§ **The exercise**
Would you write out the listing verbatim and skip every picture in it?

§ **Information shown**
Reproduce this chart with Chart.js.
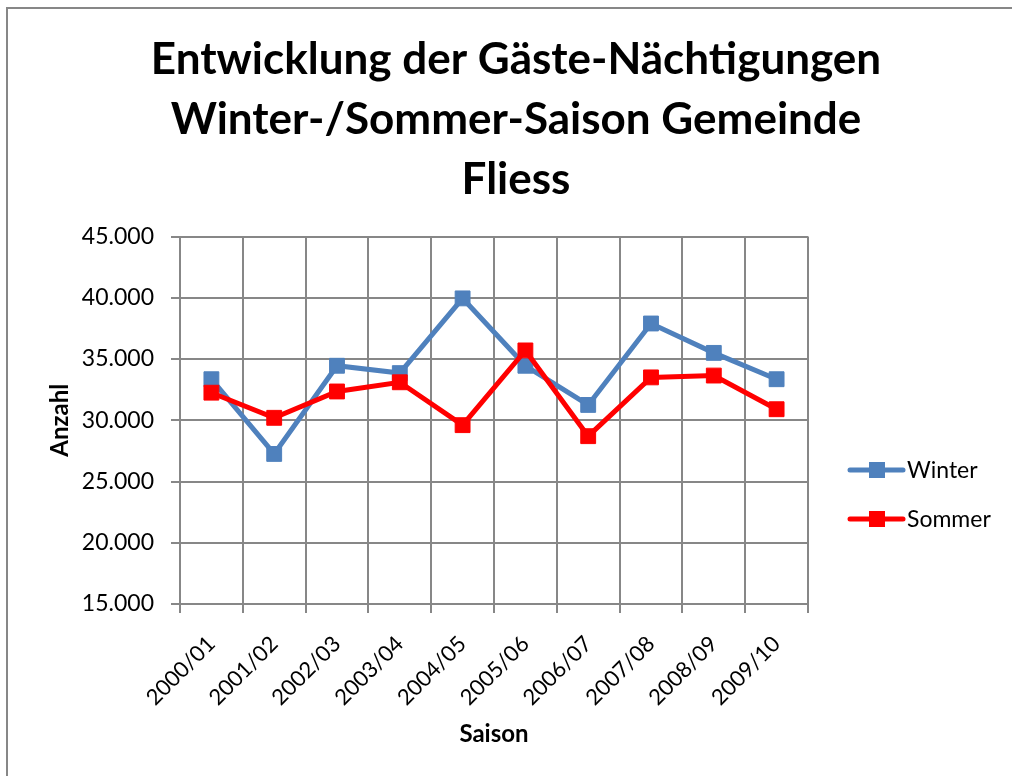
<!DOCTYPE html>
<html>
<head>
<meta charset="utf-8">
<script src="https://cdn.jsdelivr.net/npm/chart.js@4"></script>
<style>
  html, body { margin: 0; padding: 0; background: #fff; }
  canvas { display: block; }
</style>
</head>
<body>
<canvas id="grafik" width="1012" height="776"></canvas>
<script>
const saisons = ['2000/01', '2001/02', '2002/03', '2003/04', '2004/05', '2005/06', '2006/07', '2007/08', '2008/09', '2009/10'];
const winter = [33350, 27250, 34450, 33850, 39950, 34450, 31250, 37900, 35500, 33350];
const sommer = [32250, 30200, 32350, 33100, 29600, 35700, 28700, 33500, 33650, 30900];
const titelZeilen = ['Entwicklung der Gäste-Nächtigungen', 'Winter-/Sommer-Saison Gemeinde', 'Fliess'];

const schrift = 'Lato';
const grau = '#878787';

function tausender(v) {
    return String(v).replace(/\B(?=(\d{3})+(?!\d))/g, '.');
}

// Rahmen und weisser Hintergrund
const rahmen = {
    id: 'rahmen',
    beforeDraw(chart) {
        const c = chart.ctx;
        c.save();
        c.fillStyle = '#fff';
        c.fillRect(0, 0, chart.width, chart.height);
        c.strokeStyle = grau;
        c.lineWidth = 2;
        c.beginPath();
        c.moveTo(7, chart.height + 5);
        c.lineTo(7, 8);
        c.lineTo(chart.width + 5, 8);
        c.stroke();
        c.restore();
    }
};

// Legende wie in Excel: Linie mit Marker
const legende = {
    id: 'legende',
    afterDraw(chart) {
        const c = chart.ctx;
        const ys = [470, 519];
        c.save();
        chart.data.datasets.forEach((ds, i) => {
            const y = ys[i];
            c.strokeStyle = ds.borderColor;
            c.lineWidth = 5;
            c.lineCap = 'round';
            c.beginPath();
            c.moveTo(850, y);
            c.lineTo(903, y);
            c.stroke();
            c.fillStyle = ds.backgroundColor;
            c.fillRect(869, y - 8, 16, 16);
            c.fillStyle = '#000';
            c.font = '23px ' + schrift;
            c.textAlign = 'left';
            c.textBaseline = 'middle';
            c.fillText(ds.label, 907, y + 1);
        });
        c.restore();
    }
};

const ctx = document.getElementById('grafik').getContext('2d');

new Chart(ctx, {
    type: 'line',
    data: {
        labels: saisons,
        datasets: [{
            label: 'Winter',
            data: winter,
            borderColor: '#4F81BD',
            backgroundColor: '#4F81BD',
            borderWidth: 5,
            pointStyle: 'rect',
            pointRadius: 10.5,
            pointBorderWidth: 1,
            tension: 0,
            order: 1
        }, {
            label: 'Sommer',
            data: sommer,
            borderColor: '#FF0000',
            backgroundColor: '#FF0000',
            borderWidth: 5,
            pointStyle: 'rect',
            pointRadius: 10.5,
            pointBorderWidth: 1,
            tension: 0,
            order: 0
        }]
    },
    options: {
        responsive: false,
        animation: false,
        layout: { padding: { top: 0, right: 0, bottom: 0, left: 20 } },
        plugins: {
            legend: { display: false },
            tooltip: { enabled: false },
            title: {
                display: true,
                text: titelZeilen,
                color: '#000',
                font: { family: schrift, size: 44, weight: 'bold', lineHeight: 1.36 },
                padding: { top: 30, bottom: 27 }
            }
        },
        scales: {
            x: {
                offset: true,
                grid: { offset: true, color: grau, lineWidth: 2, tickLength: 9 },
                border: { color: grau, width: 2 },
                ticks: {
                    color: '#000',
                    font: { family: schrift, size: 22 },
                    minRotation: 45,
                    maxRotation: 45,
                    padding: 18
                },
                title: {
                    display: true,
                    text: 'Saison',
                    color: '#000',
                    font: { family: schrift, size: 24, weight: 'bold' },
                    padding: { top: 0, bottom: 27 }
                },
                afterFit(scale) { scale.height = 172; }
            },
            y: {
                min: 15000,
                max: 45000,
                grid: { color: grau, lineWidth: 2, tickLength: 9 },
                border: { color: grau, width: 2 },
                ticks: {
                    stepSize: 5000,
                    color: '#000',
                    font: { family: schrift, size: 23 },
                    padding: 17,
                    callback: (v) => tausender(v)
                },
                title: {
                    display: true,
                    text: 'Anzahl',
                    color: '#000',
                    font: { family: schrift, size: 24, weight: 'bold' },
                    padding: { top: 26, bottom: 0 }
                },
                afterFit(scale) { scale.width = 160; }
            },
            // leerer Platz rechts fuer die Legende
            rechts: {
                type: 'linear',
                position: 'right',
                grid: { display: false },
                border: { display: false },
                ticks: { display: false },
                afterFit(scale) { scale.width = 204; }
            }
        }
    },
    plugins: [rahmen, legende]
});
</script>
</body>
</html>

§ **Full response**
Reproduce this chart with Chart.js.
<!DOCTYPE html>
<html>
<head>
<meta charset="utf-8">
<script src="https://cdn.jsdelivr.net/npm/chart.js@4"></script>
<style>
  html, body { margin: 0; padding: 0; background: #fff; }
  canvas { display: block; }
</style>
</head>
<body>
<canvas id="grafik" width="1012" height="776"></canvas>
<script>
const saisons = ['2000/01', '2001/02', '2002/03', '2003/04', '2004/05', '2005/06', '2006/07', '2007/08', '2008/09', '2009/10'];
const winter = [33350, 27250, 34450, 33850, 39950, 34450, 31250, 37900, 35500, 33350];
const sommer = [32250, 30200, 32350, 33100, 29600, 35700, 28700, 33500, 33650, 30900];
const titelZeilen = ['Entwicklung der Gäste-Nächtigungen', 'Winter-/Sommer-Saison Gemeinde', 'Fliess'];

const schrift = 'Lato';
const grau = '#878787';

function tausender(v) {
    return String(v).replace(/\B(?=(\d{3})+(?!\d))/g, '.');
}

// Rahmen und weisser Hintergrund
const rahmen = {
    id: 'rahmen',
    beforeDraw(chart) {
        const c = chart.ctx;
        c.save();
        c.fillStyle = '#fff';
        c.fillRect(0, 0, chart.width, chart.height);
        c.strokeStyle = grau;
        c.lineWidth = 2;
        c.beginPath();
        c.moveTo(7, chart.height + 5);
        c.lineTo(7, 8);
        c.lineTo(chart.width + 5, 8);
        c.stroke();
        c.restore();
    }
};

// Legende wie in Excel: Linie mit Marker
const legende = {
    id: 'legende',
    afterDraw(chart) {
        const c = chart.ctx;
        const ys = [470, 519];
        c.save();
        chart.data.datasets.forEach((ds, i) => {
            const y = ys[i];
            c.strokeStyle = ds.borderColor;
            c.lineWidth = 5;
            c.lineCap = 'round';
            c.beginPath();
            c.moveTo(850, y);
            c.lineTo(903, y);
            c.stroke();
            c.fillStyle = ds.backgroundColor;
            c.fillRect(869, y - 8, 16, 16);
            c.fillStyle = '#000';
            c.font = '23px ' + schrift;
            c.textAlign = 'left';
            c.textBaseline = 'middle';
            c.fillText(ds.label, 907, y + 1);
        });
        c.restore();
    }
};

const ctx = document.getElementById('grafik').getContext('2d');

new Chart(ctx, {
    type: 'line',
    data: {
        labels: saisons,
        datasets: [{
            label: 'Winter',
            data: winter,
            borderColor: '#4F81BD',
            backgroundColor: '#4F81BD',
            borderWidth: 5,
            pointStyle: 'rect',
            pointRadius: 10.5,
            pointBorderWidth: 1,
            tension: 0,
            order: 1
        }, {
            label: 'Sommer',
            data: sommer,
            borderColor: '#FF0000',
            backgroundColor: '#FF0000',
            borderWidth: 5,
            pointStyle: 'rect',
            pointRadius: 10.5,
            pointBorderWidth: 1,
            tension: 0,
            order: 0
        }]
    },
    options: {
        responsive: false,
        animation: false,
        layout: { padding: { top: 0, right: 0, bottom: 0, left: 20 } },
        plugins: {
            legend: { display: false },
            tooltip: { enabled: false },
            title: {
                display: true,
                text: titelZeilen,
                color: '#000',
                font: { family: schrift, size: 44, weight: 'bold', lineHeight: 1.36 },
                padding: { top: 30, bottom: 27 }
            }
        },
        scales: {
            x: {
                offset: true,
                grid: { offset: true, color: grau, lineWidth: 2, tickLength: 9 },
                border: { color: grau, width: 2 },
                ticks: {
                    color: '#000',
                    font: { family: schrift, size: 22 },
                    minRotation: 45,
                    maxRotation: 45,
                    padding: 18
                },
                title: {
                    display: true,
                    text: 'Saison',
                    color: '#000',
                    font: { family: schrift, size: 24, weight: 'bold' },
                    padding: { top: 0, bottom: 27 }
                },
                afterFit(scale) { scale.height = 172; }
            },
            y: {
                min: 15000,
                max: 45000,
                grid: { color: grau, lineWidth: 2, tickLength: 9 },
                border: { color: grau, width: 2 },
                ticks: {
                    stepSize: 5000,
                    color: '#000',
                    font: { family: schrift, size: 23 },
                    padding: 17,
                    callback: (v) => tausender(v)
                },
                title: {
                    display: true,
                    text: 'Anzahl',
                    color: '#000',
                    font: { family: schrift, size: 24, weight: 'bold' },
                    padding: { top: 26, bottom: 0 }
                },
                afterFit(scale) { scale.width = 160; }
            },
            // leerer Platz rechts fuer die Legende
            rechts: {
                type: 'linear',
                position: 'right',
                grid: { display: false },
                border: { display: false },
                ticks: { display: false },
                afterFit(scale) { scale.width = 204; }
            }
        }
    },
    plugins: [rahmen, legende]
});
</script>
</body>
</html>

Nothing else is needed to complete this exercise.